### Supplied data
## START

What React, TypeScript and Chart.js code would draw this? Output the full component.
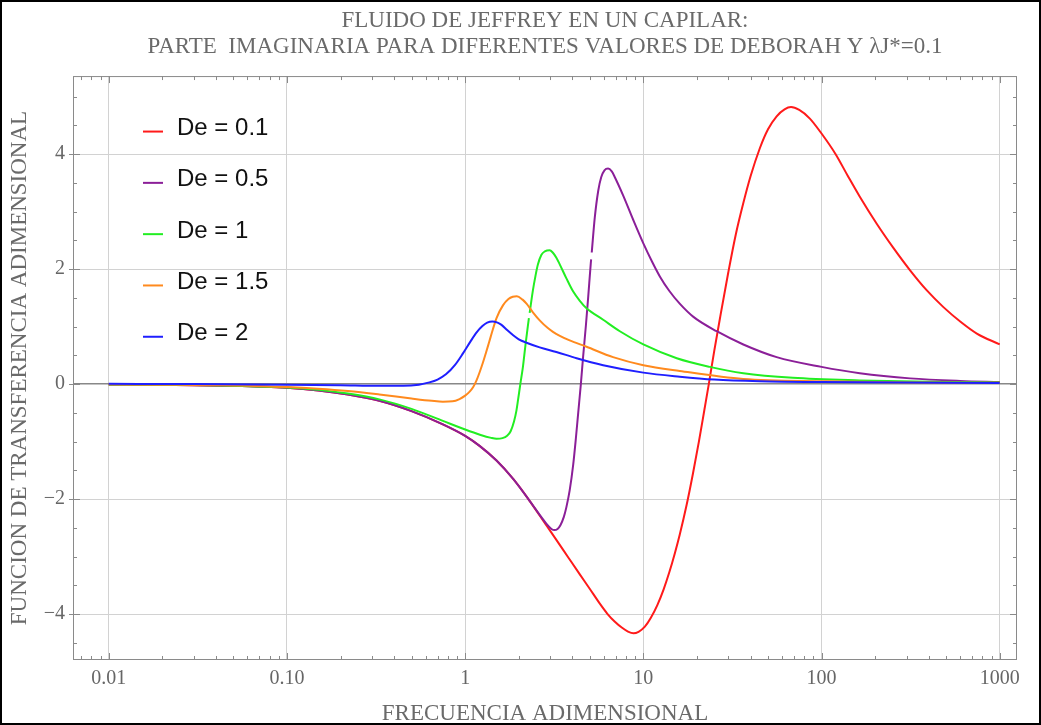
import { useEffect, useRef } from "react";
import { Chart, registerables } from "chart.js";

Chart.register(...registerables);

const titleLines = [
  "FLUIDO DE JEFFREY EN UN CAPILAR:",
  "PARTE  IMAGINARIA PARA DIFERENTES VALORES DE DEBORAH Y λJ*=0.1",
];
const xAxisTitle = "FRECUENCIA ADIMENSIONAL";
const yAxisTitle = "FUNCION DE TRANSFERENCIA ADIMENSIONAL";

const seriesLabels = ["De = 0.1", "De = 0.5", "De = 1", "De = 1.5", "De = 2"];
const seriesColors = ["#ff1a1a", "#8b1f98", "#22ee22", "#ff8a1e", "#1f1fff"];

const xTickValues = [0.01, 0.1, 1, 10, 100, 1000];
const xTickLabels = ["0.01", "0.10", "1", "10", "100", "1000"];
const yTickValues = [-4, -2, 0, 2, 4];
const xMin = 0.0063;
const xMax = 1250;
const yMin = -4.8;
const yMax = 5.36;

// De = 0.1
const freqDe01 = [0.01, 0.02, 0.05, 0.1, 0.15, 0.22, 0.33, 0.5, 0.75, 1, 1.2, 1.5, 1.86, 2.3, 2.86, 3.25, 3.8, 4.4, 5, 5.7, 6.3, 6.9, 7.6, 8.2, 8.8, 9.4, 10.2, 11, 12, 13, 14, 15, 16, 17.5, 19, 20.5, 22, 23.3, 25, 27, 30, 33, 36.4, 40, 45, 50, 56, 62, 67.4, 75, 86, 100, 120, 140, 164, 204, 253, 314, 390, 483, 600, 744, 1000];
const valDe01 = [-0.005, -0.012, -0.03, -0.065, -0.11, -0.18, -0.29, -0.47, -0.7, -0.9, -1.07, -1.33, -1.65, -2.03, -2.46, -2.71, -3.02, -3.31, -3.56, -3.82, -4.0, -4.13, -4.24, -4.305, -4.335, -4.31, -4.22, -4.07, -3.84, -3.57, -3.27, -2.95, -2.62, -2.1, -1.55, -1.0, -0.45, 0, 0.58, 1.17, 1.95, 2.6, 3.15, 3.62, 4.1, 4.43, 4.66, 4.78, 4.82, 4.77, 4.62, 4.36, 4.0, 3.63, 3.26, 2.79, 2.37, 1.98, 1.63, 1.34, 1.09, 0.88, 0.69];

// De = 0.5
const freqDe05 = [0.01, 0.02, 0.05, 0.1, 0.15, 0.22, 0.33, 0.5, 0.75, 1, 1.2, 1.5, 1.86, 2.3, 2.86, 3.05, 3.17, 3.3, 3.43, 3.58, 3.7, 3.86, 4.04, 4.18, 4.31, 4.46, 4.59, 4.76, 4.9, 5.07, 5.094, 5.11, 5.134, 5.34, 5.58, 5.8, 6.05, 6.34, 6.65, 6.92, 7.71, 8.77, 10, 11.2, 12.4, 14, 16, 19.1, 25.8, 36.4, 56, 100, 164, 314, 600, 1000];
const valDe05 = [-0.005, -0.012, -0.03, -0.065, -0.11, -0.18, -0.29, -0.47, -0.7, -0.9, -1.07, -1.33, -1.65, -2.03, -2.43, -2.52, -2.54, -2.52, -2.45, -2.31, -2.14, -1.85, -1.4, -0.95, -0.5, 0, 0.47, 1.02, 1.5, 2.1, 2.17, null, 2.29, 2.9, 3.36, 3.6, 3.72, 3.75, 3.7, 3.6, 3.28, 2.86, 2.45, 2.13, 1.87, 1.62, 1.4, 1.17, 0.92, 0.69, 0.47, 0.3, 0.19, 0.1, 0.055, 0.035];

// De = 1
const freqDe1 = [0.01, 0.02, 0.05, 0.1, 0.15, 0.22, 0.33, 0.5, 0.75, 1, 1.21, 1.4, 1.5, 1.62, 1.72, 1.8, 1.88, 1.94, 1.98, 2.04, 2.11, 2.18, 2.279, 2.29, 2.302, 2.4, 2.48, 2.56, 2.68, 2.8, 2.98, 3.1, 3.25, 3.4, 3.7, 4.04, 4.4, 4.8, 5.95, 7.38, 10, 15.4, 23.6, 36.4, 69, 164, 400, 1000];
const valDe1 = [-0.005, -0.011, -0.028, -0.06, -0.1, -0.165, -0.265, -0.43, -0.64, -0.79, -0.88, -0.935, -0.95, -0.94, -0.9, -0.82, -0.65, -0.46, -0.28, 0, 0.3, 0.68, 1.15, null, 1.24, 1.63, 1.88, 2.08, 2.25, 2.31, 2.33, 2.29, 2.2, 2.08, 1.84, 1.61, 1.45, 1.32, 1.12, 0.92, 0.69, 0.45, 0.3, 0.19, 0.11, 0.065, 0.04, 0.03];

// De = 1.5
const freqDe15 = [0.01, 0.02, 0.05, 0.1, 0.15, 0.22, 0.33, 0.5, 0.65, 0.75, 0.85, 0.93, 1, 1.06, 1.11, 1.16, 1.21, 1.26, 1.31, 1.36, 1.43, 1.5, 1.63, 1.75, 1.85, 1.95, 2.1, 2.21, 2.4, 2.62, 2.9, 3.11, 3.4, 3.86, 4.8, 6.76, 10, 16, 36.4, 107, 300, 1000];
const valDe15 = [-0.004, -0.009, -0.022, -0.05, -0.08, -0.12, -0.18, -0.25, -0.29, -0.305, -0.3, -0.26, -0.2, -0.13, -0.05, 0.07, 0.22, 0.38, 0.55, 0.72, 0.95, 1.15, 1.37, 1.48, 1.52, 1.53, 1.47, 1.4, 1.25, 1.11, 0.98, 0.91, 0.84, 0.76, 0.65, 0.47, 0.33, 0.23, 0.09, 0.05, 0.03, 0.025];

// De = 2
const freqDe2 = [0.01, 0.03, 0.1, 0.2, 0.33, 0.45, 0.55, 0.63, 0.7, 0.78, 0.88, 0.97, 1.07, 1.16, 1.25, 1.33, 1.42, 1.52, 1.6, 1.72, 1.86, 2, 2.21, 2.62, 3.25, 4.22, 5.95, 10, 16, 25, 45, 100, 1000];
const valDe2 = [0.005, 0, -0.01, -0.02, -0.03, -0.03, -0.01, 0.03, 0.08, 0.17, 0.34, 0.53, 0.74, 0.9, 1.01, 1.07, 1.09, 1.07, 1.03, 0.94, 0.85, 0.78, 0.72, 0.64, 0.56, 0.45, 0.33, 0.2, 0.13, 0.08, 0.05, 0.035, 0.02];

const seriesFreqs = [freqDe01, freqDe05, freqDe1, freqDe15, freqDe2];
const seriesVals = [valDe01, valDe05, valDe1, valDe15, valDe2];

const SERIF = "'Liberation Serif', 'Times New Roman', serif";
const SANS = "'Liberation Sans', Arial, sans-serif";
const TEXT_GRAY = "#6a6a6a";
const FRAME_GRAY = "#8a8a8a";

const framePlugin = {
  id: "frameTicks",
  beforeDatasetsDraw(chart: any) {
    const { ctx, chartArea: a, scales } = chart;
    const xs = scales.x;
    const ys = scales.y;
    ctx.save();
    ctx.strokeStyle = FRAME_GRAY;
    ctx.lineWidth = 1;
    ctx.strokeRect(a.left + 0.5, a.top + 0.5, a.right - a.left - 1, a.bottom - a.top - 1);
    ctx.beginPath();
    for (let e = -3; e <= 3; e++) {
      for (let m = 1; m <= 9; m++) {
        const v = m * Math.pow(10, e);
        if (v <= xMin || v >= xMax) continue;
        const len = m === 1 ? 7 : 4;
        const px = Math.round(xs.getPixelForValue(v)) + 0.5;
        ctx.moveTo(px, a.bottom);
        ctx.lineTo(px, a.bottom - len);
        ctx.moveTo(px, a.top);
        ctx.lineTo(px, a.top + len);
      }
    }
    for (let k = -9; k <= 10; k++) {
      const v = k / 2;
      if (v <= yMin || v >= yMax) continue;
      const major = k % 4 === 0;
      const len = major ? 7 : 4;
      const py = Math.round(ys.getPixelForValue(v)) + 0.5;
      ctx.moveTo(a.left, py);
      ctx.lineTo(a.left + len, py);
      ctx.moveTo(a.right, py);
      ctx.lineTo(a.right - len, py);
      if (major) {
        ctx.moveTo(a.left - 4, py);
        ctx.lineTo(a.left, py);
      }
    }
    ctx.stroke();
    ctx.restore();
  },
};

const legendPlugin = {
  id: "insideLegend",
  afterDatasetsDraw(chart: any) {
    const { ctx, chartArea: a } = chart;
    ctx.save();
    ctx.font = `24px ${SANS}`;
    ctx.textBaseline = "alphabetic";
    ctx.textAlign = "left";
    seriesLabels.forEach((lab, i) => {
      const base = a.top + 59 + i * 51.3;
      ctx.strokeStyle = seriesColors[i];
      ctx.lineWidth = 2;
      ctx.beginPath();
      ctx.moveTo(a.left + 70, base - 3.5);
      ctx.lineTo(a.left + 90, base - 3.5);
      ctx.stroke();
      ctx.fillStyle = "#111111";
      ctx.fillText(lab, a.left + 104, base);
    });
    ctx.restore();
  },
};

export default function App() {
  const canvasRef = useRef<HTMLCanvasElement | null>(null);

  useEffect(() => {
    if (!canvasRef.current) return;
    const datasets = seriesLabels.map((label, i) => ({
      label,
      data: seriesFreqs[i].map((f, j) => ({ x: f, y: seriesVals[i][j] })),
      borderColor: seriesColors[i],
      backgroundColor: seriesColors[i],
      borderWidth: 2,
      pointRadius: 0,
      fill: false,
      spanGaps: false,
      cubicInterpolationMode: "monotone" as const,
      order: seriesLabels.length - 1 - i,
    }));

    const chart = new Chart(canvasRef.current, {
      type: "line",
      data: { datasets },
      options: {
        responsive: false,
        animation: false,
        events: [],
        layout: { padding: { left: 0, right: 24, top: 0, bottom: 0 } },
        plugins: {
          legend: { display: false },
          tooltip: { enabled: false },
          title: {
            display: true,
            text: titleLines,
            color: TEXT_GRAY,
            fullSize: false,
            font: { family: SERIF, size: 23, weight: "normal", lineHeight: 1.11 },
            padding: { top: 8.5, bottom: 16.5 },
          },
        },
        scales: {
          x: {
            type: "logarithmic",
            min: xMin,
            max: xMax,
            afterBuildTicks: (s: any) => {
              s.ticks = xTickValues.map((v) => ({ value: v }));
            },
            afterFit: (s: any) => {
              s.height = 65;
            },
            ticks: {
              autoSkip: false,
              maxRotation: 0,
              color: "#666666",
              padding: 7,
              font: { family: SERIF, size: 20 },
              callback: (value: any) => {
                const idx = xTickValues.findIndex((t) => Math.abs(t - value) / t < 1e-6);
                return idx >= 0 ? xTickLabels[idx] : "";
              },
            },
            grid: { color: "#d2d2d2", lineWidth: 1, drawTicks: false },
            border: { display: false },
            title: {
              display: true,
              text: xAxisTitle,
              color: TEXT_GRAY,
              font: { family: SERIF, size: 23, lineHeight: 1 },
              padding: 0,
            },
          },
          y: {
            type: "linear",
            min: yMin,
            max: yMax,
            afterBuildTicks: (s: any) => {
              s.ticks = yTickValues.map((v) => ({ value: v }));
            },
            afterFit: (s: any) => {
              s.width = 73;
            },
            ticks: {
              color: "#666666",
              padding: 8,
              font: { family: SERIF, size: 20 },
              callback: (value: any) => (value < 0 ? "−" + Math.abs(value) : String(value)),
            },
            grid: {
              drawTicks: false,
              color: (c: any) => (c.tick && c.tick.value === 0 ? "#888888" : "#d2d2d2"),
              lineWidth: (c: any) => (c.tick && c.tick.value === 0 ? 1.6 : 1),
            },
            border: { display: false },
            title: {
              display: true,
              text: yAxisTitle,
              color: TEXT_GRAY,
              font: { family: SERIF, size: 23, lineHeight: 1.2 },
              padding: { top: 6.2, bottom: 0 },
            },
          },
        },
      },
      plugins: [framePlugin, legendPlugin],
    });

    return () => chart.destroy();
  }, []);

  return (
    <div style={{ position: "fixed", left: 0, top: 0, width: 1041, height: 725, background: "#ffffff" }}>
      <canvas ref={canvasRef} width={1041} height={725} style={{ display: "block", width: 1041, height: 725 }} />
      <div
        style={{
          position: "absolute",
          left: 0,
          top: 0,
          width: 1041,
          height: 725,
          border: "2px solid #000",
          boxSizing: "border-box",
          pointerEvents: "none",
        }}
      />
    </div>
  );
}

## END

### Exercise task
Repeat the listing above from its first line through the line that contains "const yMax = 5.36;", both included, and nothing more. Drop the pictures.

### Response to this task
What React, TypeScript and Chart.js code would draw this? Output the full component.
import { useEffect, useRef } from "react";
import { Chart, registerables } from "chart.js";

Chart.register(...registerables);

const titleLines = [
  "FLUIDO DE JEFFREY EN UN CAPILAR:",
  "PARTE  IMAGINARIA PARA DIFERENTES VALORES DE DEBORAH Y λJ*=0.1",
];
const xAxisTitle = "FRECUENCIA ADIMENSIONAL";
const yAxisTitle = "FUNCION DE TRANSFERENCIA ADIMENSIONAL";

const seriesLabels = ["De = 0.1", "De = 0.5", "De = 1", "De = 1.5", "De = 2"];
const seriesColors = ["#ff1a1a", "#8b1f98", "#22ee22", "#ff8a1e", "#1f1fff"];

const xTickValues = [0.01, 0.1, 1, 10, 100, 1000];
const xTickLabels = ["0.01", "0.10", "1", "10", "100", "1000"];
const yTickValues = [-4, -2, 0, 2, 4];
const xMin = 0.0063;
const xMax = 1250;
const yMin = -4.8;
const yMax = 5.36;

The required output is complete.